Attorney General Eric Schneiderman, in a speech Monday evening in Manhattan, said the recent federal charges against Assembly Speaker Sheldon Silver should serve as a genuine wake-up call for ethics law improvements, and not the “marginal reforms” that governors and lawmakers have put in place four separate times since 2005.
“Corruption has been a feature of government in the Empire State for a long time,” said Schneiderman as he told a Citizens Union audience of a story about Teddy Roosevelt, when he was a state lawmaker in 1882, being amazed at the role of campaign contributions and special interests at the Capitol.
Schneiderman’s proposals Monday include a ban on outside employment by state legislators linked with a “significant” pay hike to the $79,500 legislative base pay which has not increased since 1999. He said state lawmakers should be paid somewhere between the $112,500 salary for a New York City Council member to $174,000 paid to members of Congress. He also backed calls by government watchdog groups for campaign finance rule changes to close multiple loopholes that largely benefit incumbents. He also wants to increase from two years to four years the term of state lawmakers.

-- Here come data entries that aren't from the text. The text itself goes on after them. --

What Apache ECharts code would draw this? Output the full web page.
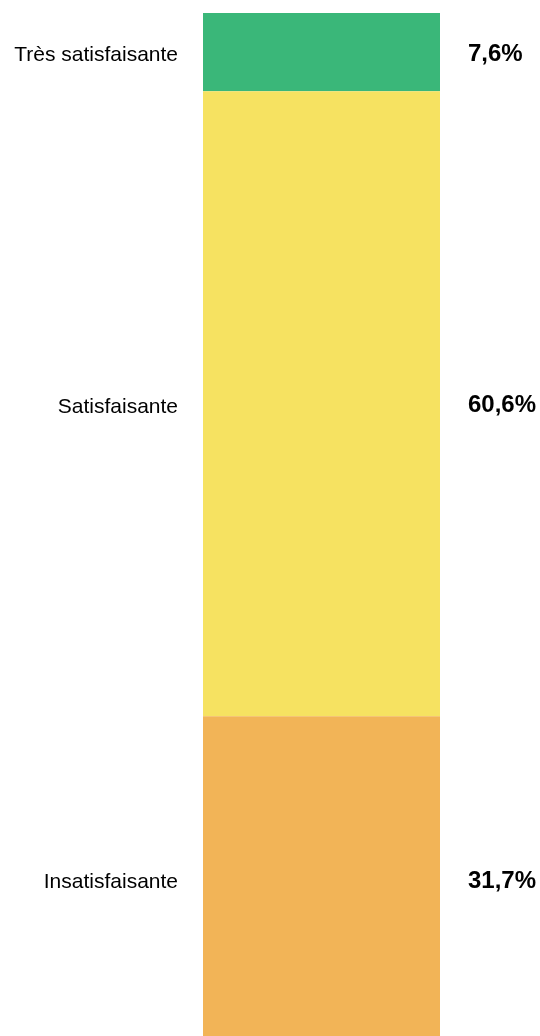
<!DOCTYPE html>
<html>
<head>
<meta charset="utf-8">
<script src="https://cdn.jsdelivr.net/npm/echarts@6/dist/echarts.min.js"></script>
<style>
  html, body { margin: 0; padding: 0; background: #ffffff; }
  #chart { width: 540px; height: 1036px; }
</style>
</head>
<body>
<div id="chart"></div>
<script>
// Satisfaction levels, top to bottom, with their shares (%)
const categories = ['Très satisfaisante', 'Satisfaisante', 'Insatisfaisante'];
const shares = [7.6, 60.6, 31.7];
const colors = ['#3AB779', '#F6E261', '#F2B457'];

const fmtPct = v => v.toFixed(1).replace('.', ',') + '%';
const total = shares.reduce((a, b) => a + b, 0);

// Coloured stack with the percentage on the right
const barSeries = categories.map((name, i) => ({
  name: name,
  type: 'bar',
  stack: 'share',
  barWidth: '100%',
  data: [shares[i]],
  itemStyle: { color: colors[i] },
  label: {
    show: true,
    position: 'right',
    distance: 28,
    offset: [0, 2],
    formatter: () => fmtPct(shares[i]),
    fontFamily: 'Liberation Sans, Arial, sans-serif',
    fontSize: 24,
    fontWeight: 'bold',
    color: '#000000'
  },
  silent: true
}));

// Transparent overlay stack carrying the category names on the left
const nameSeries = categories.map((name, i) => ({
  name: name + ' ',
  type: 'bar',
  stack: 'names',
  barWidth: '100%',
  barGap: '-100%',
  data: [shares[i]],
  itemStyle: { color: 'rgba(0,0,0,0)' },
  label: {
    show: true,
    position: 'left',
    distance: 25,
    offset: [0, 3],
    formatter: () => name,
    fontFamily: 'Liberation Sans, Arial, sans-serif',
    fontSize: 21,
    color: '#000000'
  },
  silent: true
}));

const chart = echarts.init(document.getElementById('chart'), null, { renderer: 'canvas' });
chart.setOption({
  animation: false,
  backgroundColor: '#ffffff',
  grid: {
    left: 203, width: 237, top: 13, height: 1030,
    outerBoundsMode: 'none', containLabel: false
  },
  xAxis: {
    type: 'category',
    data: ['Satisfaction'],
    show: false
  },
  yAxis: {
    type: 'value',
    inverse: true,
    min: 0,
    max: total,
    show: false
  },
  series: barSeries.concat(nameSeries)
});
</script>
</body>
</html>
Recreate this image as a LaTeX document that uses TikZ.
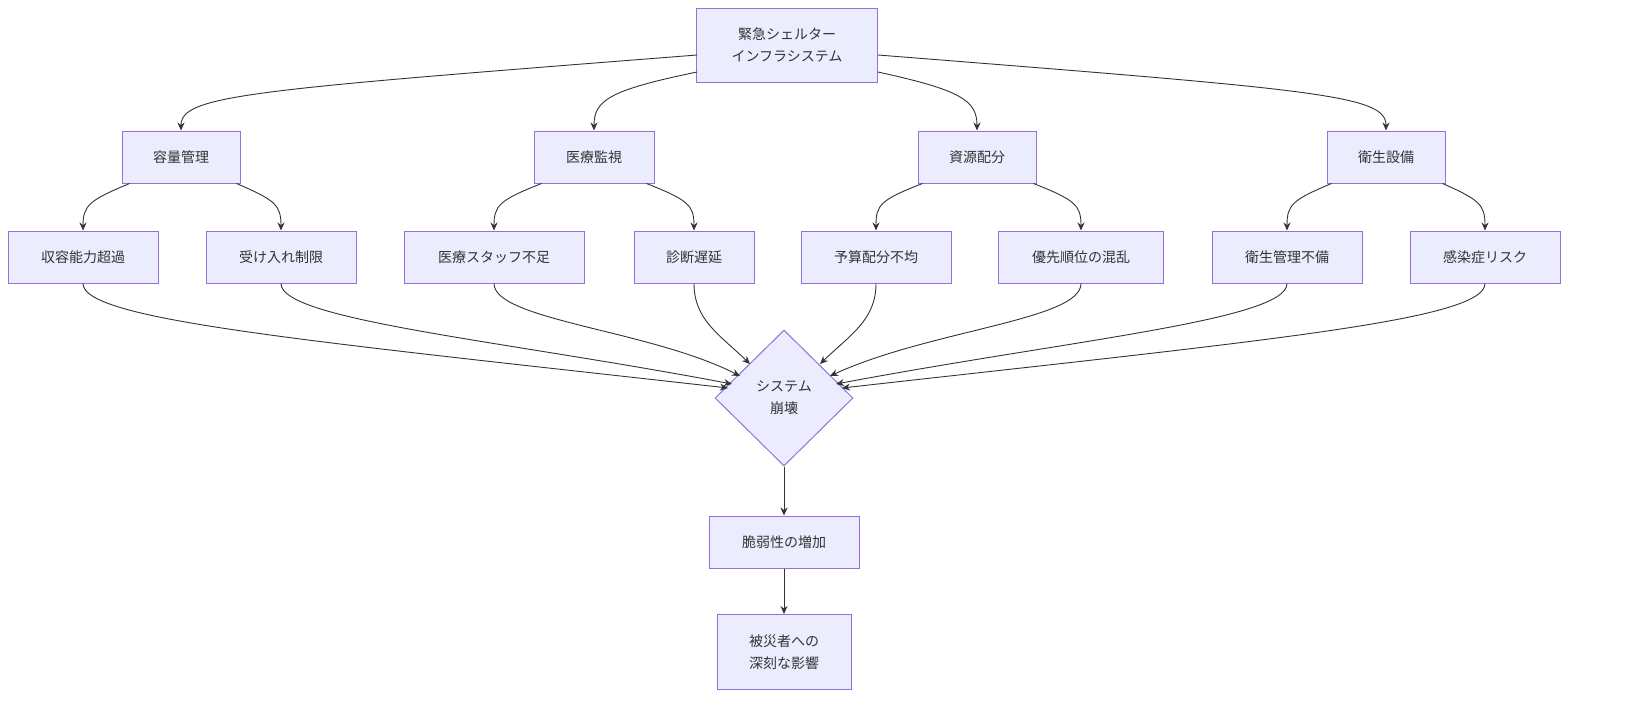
\documentclass[tikz,border=0pt]{standalone}
\usepackage{fontspec}
\setmainfont{Noto Sans CJK JP}
\usetikzlibrary{shapes.geometric,arrows.meta}
\definecolor{bx}{HTML}{ECECFF}
\definecolor{bd}{HTML}{9370DB}
\definecolor{tx}{HTML}{333333}
\begin{document}
\begin{tikzpicture}[x=1pt,y=-1pt,
 box/.style={draw=bd,fill=bx,line width=1pt,text=tx,align=center,inner sep=0pt,minimum height=52pt,font=\fontsize{14}{22}\selectfont},
 dia/.style={diamond,draw=bd,fill=bx,line width=1pt,text=tx,align=center,inner sep=0pt,minimum width=138pt,minimum height=136pt,font=\fontsize{14}{22}\selectfont},
 ar/.style={draw=tx,line width=0.9pt,-{Stealth[length=8pt,width=7pt]}}]
\node[box,minimum width=181pt,minimum height=74pt] (top) at (787,45) {緊急シェルター\\インフラシステム};
\node[box,minimum width=118pt] (a) at (181,157) {容量管理};
\node[box,minimum width=120pt] (b) at (594,157) {医療監視};
\node[box,minimum width=118pt] (c) at (977,157) {資源配分};
\node[box,minimum width=118pt] (d) at (1386,157) {衛生設備};
\node[box,minimum width=150pt] (a1) at (83,257) {収容能力超過};
\node[box,minimum width=150pt] (a2) at (281,257) {受け入れ制限};
\node[box,minimum width=180pt] (b1) at (494,257) {医療スタッフ不足};
\node[box,minimum width=120pt] (b2) at (694,257) {診断遅延};
\node[box,minimum width=150pt] (c1) at (876,257) {予算配分不均};
\node[box,minimum width=165pt] (c2) at (1081,257) {優先順位の混乱};
\node[box,minimum width=150pt] (d1) at (1287,257) {衛生管理不備};
\node[box,minimum width=150pt] (d2) at (1485,257) {感染症リスク};
\node[dia] (s) at (784,398) {システム\\崩壊};
\node[box,minimum width=150pt] (v) at (784,542) {脆弱性の増加};
\node[box,minimum width=134pt,minimum height=75pt] (e) at (784,652) {被災者への\\深刻な影響};
\coordinate (t1) at (697,55); \coordinate (t2) at (697,72);
\coordinate (t3) at (878,72); \coordinate (t4) at (878,55);
\draw[ar] (t1) .. controls (250,90) and (181,95) .. (a.north);
\draw[ar] (t2) .. controls (610,90) and (594,100) .. (b.north);
\draw[ar] (t3) .. controls (960,90) and (977,100) .. (c.north);
\draw[ar] (t4) .. controls (1320,90) and (1386,95) .. (d.north);
\draw[ar] ([xshift=8]a.south west) .. controls (90,200) and (83,205) .. (a1.north);
\draw[ar] ([xshift=-4]a.south east) .. controls (275,200) and (281,205) .. (a2.north);
\draw[ar] ([xshift=8]b.south west) .. controls (500,200) and (494,205) .. (b1.north);
\draw[ar] ([xshift=-8]b.south east) .. controls (688,200) and (694,205) .. (b2.north);
\draw[ar] ([xshift=5]c.south west) .. controls (880,200) and (876,205) .. (c1.north);
\draw[ar] ([xshift=-3]c.south east) .. controls (1075,200) and (1081,205) .. (c2.north);
\draw[ar] ([xshift=5]d.south west) .. controls (1292,200) and (1287,205) .. (d1.north);
\draw[ar] ([xshift=-3]d.south east) .. controls (1480,200) and (1485,205) .. (d2.north);
\draw[ar] (a1.south) .. controls (83,320) and (300,340) .. (728,388);
\draw[ar] (a2.south) .. controls (281,320) and (500,340) .. (732,384);
\draw[ar] (b1.south) .. controls (494,320) and (650,330) .. (740,376);
\draw[ar] (b2.south) .. controls (694,320) and (720,335) .. (750,364);
\draw[ar] (c1.south) .. controls (876,320) and (850,335) .. (820,364);
\draw[ar] (c2.south) .. controls (1081,320) and (930,330) .. (830,376);
\draw[ar] (d1.south) .. controls (1287,320) and (1070,340) .. (836,384);
\draw[ar] (d2.south) .. controls (1485,320) and (1270,340) .. (842,388);
\draw[ar] (s.south) -- (v.north);
\draw[ar] (v.south) -- (e.north);
\pgfresetboundingbox
\path[use as bounding box] (0,0) rectangle (1630,726);
\end{tikzpicture}
\end{document}
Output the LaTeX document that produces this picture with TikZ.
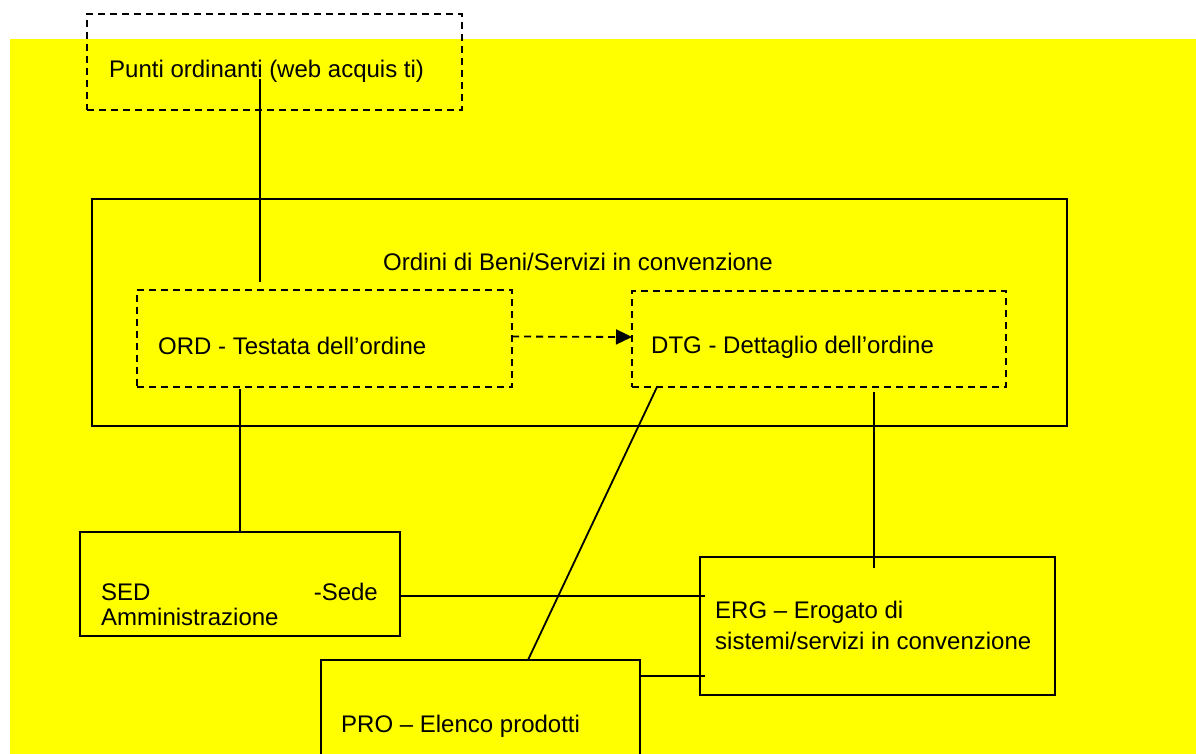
\documentclass[tikz,border=0pt]{standalone}
\usepackage{fontspec}
\setmainfont{Liberation Sans}
\usetikzlibrary{arrows.meta}

\definecolor{bgyellow}{RGB}{255,255,0}

\tikzset{
  boxbase/.style={rectangle, inner sep=0pt, outer sep=0pt, anchor=north west, line width=1.8pt},
  solidbox/.style={boxbase, draw=black},
  dashbox/.style={boxbase, draw=black, dash pattern=on 7pt off 5pt},
  label/.style={anchor=base west, inner sep=0pt, font=\fontsize{24}{28}\selectfont},
  link/.style={draw=black, line width=1.8pt},
  dashlink/.style={link, dash pattern=on 7pt off 5pt},
}

\begin{document}
\begin{tikzpicture}[x=1pt, y=-1pt]
  \clip (0,0) rectangle (1196,754);
  \fill[white] (0,0) rectangle (1196,754);
  \fill[bgyellow] (10,39) rectangle (1196,754);

  % boxes
  \node[dashbox, minimum width=375pt, minimum height=96pt] (punti) at (87,14) {};
  \node[solidbox, minimum width=975pt, minimum height=227pt] (ordini) at (92,199) {};
  \node[dashbox, minimum width=375pt, minimum height=97pt] (ord) at (137,290) {};
  \node[dashbox, minimum width=374pt, minimum height=96pt] (dtg) at (632,291) {};
  \node[solidbox, minimum width=320pt, minimum height=104pt] (sed) at (80,532) {};
  \node[solidbox, minimum width=355pt, minimum height=138pt] (erg) at (700,557) {};
  \node[solidbox, minimum width=319pt, minimum height=130pt] (pro) at (321,660) {};

  % texts
  \node[label] (tpunti) at (109,78) {Punti ordinanti (web acquis ti)};
  \node[label] (tordini) at (383,270) {Ordini di Beni/Servizi in convenzione};
  \node[label] (tord) at (158,354) {ORD - Testata dell’ordine};
  \node[label] (tdtg) at (651,353) {DTG - Dettaglio dell’ordine};
  \node[label] (tsed) at (101,600) {SED};
  \node[label, anchor=base east] (tsede) at (378,600) {-Sede};
  \node[label] (tamm) at (101,625) {Amministrazione};
  \node[label] (terg) at (715,618) {ERG – Erogato di};
  \node[label] (terg2) at (715,649) {sistemi/servizi in convenzione};
  \node[label] (tpro) at (341,732) {PRO – Elenco prodotti};

  % connectors
  \coordinate (pstart) at (260,79);
  \draw[link] (pstart) -- ([xshift=123pt, yshift=8pt]ord.north west);
  \draw[link] ([xshift=103pt, yshift=-2pt]ord.south west) -- ([xshift=160pt]sed.north west);
  \draw[dashlink, -{Triangle[length=16pt, width=15pt]}] ([yshift=2pt]ord.east) -- ([yshift=2pt]dtg.west);
  \draw[link] ([xshift=25pt]dtg.south west) -- ([xshift=207pt]pro.north west);
  \draw[link] ([xshift=242pt, yshift=-5pt]dtg.south west) -- ([xshift=174pt, yshift=-11pt]erg.north west);
  \draw[link] ([yshift=-12pt]sed.east) -- ([xshift=5pt, yshift=-39pt]erg.north west);
  \draw[link] ([yshift=-16pt]pro.north east) -- ([xshift=5pt, yshift=-119pt]erg.north west);
\end{tikzpicture}
\end{document}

“Ending the two-year cycle where legislators are engaged in nonstop re-election fundraising and campaigning will attract more high-quality candidates into government,” Schneiderman said, according to prepared remarks his office made available upon request.
Schneiderman, who enjoys frosty relations with Cuomo, did not name anyone specifically but said that scandals in recent years have been followed by ethics law fixes that “largely tinker at the margins.” Those, he said, were followed up by news conferences “declaring that the problem has been solved.” Instead, he said, changes to the state ethics law over the past decade have been “marginal reforms” that have allowed “business as usual to continue.”
Schneiderman said his office does not have “original jurisdiction,” meaning it must get a referral from another agency to launch an ethics probe. He said that his office, working with Comptroller Thomas DiNapoli since 2011, have together brought more than 60 cases against state and local officials.
Schneiderman said he has also asked Cuomo to give him “general” referral powers to more easily investigate ethical abuses in Albany, but that Cuomo has denied the requests even though Cuomo sought them, Schneiderman added, when he was attorney general before becoming governor.
The attorney general said that “transformational” reform is now needed. His other proposals outlined Monday night included replacing the current per diem system for lawmakers with one where actual costs are reimbursed. He said lawmakers should be given more “equitable” office and staff allotments, and he again called for a public financing system. Schneiderman said loopholes should be closed, such as those that allow wealthy individuals to create limited liability corporations to get around campaign donation limits, and said housekeeping accounts – which he said are “barely regulated slush funds” – should be shut down for political parties and legislators.
While Schneiderman credited Cuomo with pushing ethics law changes, he said the governor should hold the budget adoption hostage to “even bolder reforms.”
Schneiderman served in the State Senate from 1999 through 2010. “I was appalled by much of what I saw in Albany. I rebelled, and had my district redrawn, and my bills killed, as a result of that rebellion,” the Democrat said.